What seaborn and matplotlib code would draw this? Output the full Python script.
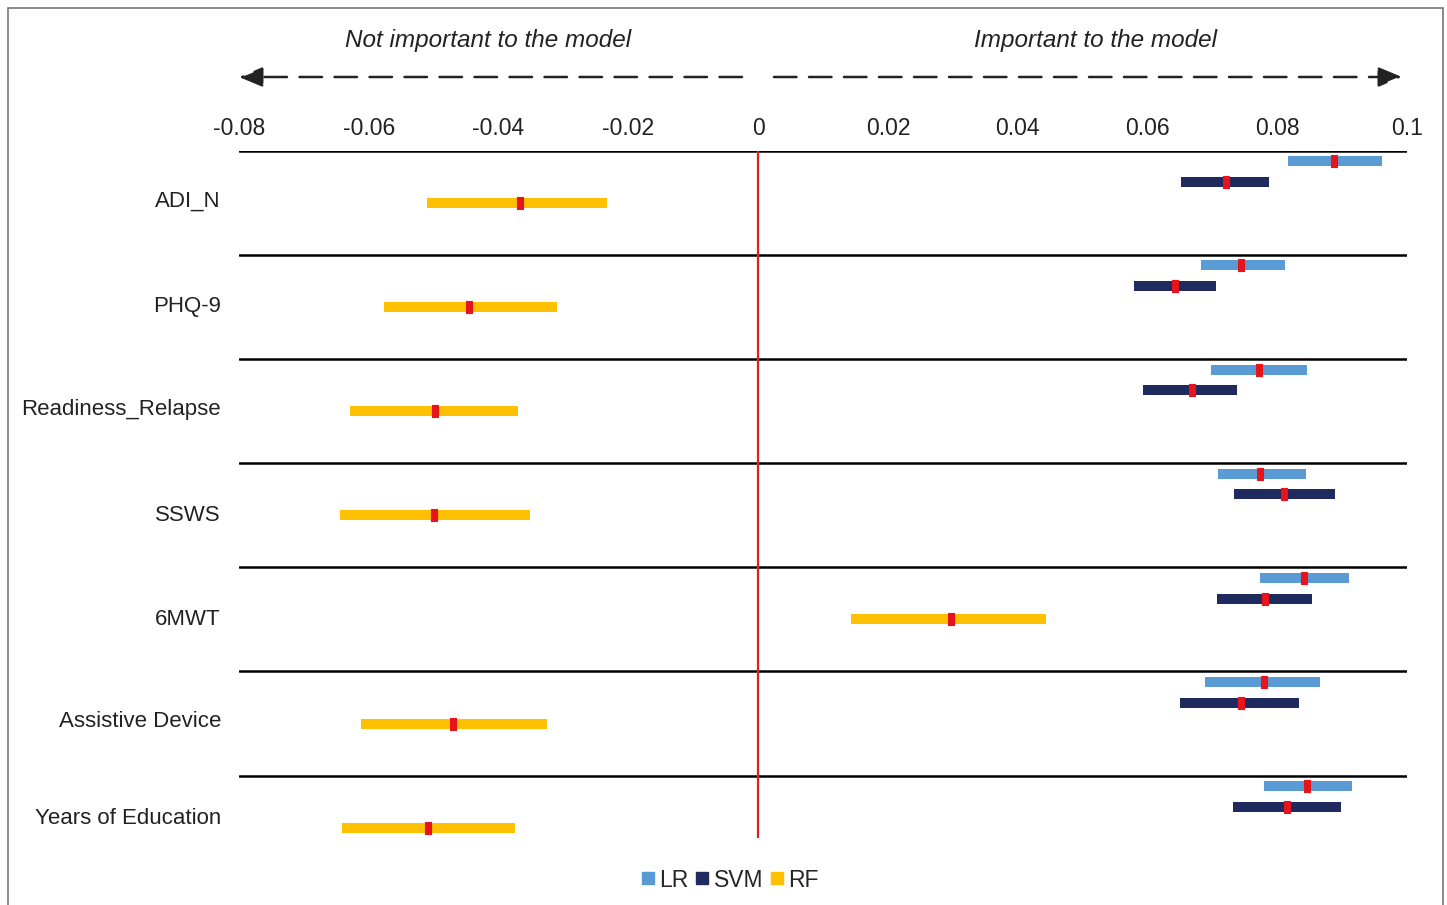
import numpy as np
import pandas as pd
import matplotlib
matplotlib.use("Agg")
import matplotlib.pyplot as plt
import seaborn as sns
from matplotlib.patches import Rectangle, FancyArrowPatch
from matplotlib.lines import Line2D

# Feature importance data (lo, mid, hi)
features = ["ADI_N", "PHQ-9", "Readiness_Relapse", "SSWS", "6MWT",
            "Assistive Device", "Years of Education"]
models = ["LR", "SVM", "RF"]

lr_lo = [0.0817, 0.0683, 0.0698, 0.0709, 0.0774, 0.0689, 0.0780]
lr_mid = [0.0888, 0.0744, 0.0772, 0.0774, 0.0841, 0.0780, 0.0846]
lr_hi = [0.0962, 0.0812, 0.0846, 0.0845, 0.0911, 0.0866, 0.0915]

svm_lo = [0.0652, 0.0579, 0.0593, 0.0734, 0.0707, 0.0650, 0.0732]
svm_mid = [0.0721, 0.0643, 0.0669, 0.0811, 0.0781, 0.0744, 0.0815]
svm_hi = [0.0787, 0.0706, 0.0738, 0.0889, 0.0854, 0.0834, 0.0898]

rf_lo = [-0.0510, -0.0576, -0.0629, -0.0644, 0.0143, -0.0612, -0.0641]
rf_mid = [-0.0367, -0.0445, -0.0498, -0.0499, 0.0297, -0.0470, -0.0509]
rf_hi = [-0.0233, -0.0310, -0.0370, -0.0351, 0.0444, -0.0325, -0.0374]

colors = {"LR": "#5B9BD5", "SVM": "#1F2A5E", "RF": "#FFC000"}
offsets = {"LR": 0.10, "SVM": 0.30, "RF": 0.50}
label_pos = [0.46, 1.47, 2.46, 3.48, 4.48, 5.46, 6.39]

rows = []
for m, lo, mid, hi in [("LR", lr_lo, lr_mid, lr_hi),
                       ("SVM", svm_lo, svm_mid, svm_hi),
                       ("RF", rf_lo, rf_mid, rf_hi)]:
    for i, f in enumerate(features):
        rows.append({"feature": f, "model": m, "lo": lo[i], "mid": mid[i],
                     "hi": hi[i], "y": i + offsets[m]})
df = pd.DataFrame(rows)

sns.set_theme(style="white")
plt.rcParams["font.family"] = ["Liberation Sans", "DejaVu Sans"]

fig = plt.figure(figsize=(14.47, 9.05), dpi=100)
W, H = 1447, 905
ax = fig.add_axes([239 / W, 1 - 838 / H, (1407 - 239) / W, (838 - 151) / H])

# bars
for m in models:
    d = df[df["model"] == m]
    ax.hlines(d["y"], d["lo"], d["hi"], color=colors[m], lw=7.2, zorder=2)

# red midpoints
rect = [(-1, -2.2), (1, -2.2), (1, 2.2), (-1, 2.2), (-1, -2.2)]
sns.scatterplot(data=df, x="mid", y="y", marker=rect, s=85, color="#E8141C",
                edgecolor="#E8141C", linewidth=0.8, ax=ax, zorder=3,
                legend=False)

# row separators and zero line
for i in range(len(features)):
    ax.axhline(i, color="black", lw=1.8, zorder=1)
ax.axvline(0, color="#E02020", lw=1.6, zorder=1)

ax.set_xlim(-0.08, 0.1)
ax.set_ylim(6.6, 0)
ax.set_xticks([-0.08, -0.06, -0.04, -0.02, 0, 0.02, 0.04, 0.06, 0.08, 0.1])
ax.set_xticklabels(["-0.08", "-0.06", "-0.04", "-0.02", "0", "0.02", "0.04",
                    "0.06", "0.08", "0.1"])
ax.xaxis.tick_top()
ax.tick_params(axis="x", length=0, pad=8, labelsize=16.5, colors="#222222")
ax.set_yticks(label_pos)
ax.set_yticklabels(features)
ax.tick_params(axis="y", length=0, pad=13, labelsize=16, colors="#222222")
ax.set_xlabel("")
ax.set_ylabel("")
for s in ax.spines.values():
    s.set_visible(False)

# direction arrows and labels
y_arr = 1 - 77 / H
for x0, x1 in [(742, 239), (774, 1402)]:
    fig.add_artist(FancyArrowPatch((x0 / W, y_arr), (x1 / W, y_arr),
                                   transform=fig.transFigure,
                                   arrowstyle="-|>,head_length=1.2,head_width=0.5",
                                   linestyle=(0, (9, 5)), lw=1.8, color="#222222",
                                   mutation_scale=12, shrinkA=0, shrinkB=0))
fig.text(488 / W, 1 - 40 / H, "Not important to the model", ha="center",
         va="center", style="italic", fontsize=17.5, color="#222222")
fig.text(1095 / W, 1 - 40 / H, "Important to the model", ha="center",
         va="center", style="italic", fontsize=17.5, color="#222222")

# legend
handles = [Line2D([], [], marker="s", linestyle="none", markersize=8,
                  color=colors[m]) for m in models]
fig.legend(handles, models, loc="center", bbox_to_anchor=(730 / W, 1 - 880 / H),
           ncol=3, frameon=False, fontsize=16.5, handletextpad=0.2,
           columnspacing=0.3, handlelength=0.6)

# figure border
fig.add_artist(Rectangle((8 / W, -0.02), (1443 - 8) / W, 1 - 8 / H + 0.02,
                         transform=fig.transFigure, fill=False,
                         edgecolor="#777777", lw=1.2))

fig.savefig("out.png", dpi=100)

▶ Aim of the exercise: Leave out the pictures and retype every line above exactly.

▶ Expected answer:
What seaborn and matplotlib code would draw this? Output the full Python script.
import numpy as np
import pandas as pd
import matplotlib
matplotlib.use("Agg")
import matplotlib.pyplot as plt
import seaborn as sns
from matplotlib.patches import Rectangle, FancyArrowPatch
from matplotlib.lines import Line2D

# Feature importance data (lo, mid, hi)
features = ["ADI_N", "PHQ-9", "Readiness_Relapse", "SSWS", "6MWT",
            "Assistive Device", "Years of Education"]
models = ["LR", "SVM", "RF"]

lr_lo = [0.0817, 0.0683, 0.0698, 0.0709, 0.0774, 0.0689, 0.0780]
lr_mid = [0.0888, 0.0744, 0.0772, 0.0774, 0.0841, 0.0780, 0.0846]
lr_hi = [0.0962, 0.0812, 0.0846, 0.0845, 0.0911, 0.0866, 0.0915]

svm_lo = [0.0652, 0.0579, 0.0593, 0.0734, 0.0707, 0.0650, 0.0732]
svm_mid = [0.0721, 0.0643, 0.0669, 0.0811, 0.0781, 0.0744, 0.0815]
svm_hi = [0.0787, 0.0706, 0.0738, 0.0889, 0.0854, 0.0834, 0.0898]

rf_lo = [-0.0510, -0.0576, -0.0629, -0.0644, 0.0143, -0.0612, -0.0641]
rf_mid = [-0.0367, -0.0445, -0.0498, -0.0499, 0.0297, -0.0470, -0.0509]
rf_hi = [-0.0233, -0.0310, -0.0370, -0.0351, 0.0444, -0.0325, -0.0374]

colors = {"LR": "#5B9BD5", "SVM": "#1F2A5E", "RF": "#FFC000"}
offsets = {"LR": 0.10, "SVM": 0.30, "RF": 0.50}
label_pos = [0.46, 1.47, 2.46, 3.48, 4.48, 5.46, 6.39]

rows = []
for m, lo, mid, hi in [("LR", lr_lo, lr_mid, lr_hi),
                       ("SVM", svm_lo, svm_mid, svm_hi),
                       ("RF", rf_lo, rf_mid, rf_hi)]:
    for i, f in enumerate(features):
        rows.append({"feature": f, "model": m, "lo": lo[i], "mid": mid[i],
                     "hi": hi[i], "y": i + offsets[m]})
df = pd.DataFrame(rows)

sns.set_theme(style="white")
plt.rcParams["font.family"] = ["Liberation Sans", "DejaVu Sans"]

fig = plt.figure(figsize=(14.47, 9.05), dpi=100)
W, H = 1447, 905
ax = fig.add_axes([239 / W, 1 - 838 / H, (1407 - 239) / W, (838 - 151) / H])

# bars
for m in models:
    d = df[df["model"] == m]
    ax.hlines(d["y"], d["lo"], d["hi"], color=colors[m], lw=7.2, zorder=2)

# red midpoints
rect = [(-1, -2.2), (1, -2.2), (1, 2.2), (-1, 2.2), (-1, -2.2)]
sns.scatterplot(data=df, x="mid", y="y", marker=rect, s=85, color="#E8141C",
                edgecolor="#E8141C", linewidth=0.8, ax=ax, zorder=3,
                legend=False)

# row separators and zero line
for i in range(len(features)):
    ax.axhline(i, color="black", lw=1.8, zorder=1)
ax.axvline(0, color="#E02020", lw=1.6, zorder=1)

ax.set_xlim(-0.08, 0.1)
ax.set_ylim(6.6, 0)
ax.set_xticks([-0.08, -0.06, -0.04, -0.02, 0, 0.02, 0.04, 0.06, 0.08, 0.1])
ax.set_xticklabels(["-0.08", "-0.06", "-0.04", "-0.02", "0", "0.02", "0.04",
                    "0.06", "0.08", "0.1"])
ax.xaxis.tick_top()
ax.tick_params(axis="x", length=0, pad=8, labelsize=16.5, colors="#222222")
ax.set_yticks(label_pos)
ax.set_yticklabels(features)
ax.tick_params(axis="y", length=0, pad=13, labelsize=16, colors="#222222")
ax.set_xlabel("")
ax.set_ylabel("")
for s in ax.spines.values():
    s.set_visible(False)

# direction arrows and labels
y_arr = 1 - 77 / H
for x0, x1 in [(742, 239), (774, 1402)]:
    fig.add_artist(FancyArrowPatch((x0 / W, y_arr), (x1 / W, y_arr),
                                   transform=fig.transFigure,
                                   arrowstyle="-|>,head_length=1.2,head_width=0.5",
                                   linestyle=(0, (9, 5)), lw=1.8, color="#222222",
                                   mutation_scale=12, shrinkA=0, shrinkB=0))
fig.text(488 / W, 1 - 40 / H, "Not important to the model", ha="center",
         va="center", style="italic", fontsize=17.5, color="#222222")
fig.text(1095 / W, 1 - 40 / H, "Important to the model", ha="center",
         va="center", style="italic", fontsize=17.5, color="#222222")

# legend
handles = [Line2D([], [], marker="s", linestyle="none", markersize=8,
                  color=colors[m]) for m in models]
fig.legend(handles, models, loc="center", bbox_to_anchor=(730 / W, 1 - 880 / H),
           ncol=3, frameon=False, fontsize=16.5, handletextpad=0.2,
           columnspacing=0.3, handlelength=0.6)

# figure border
fig.add_artist(Rectangle((8 / W, -0.02), (1443 - 8) / W, 1 - 8 / H + 0.02,
                         transform=fig.transFigure, fill=False,
                         edgecolor="#777777", lw=1.2))

fig.savefig("out.png", dpi=100)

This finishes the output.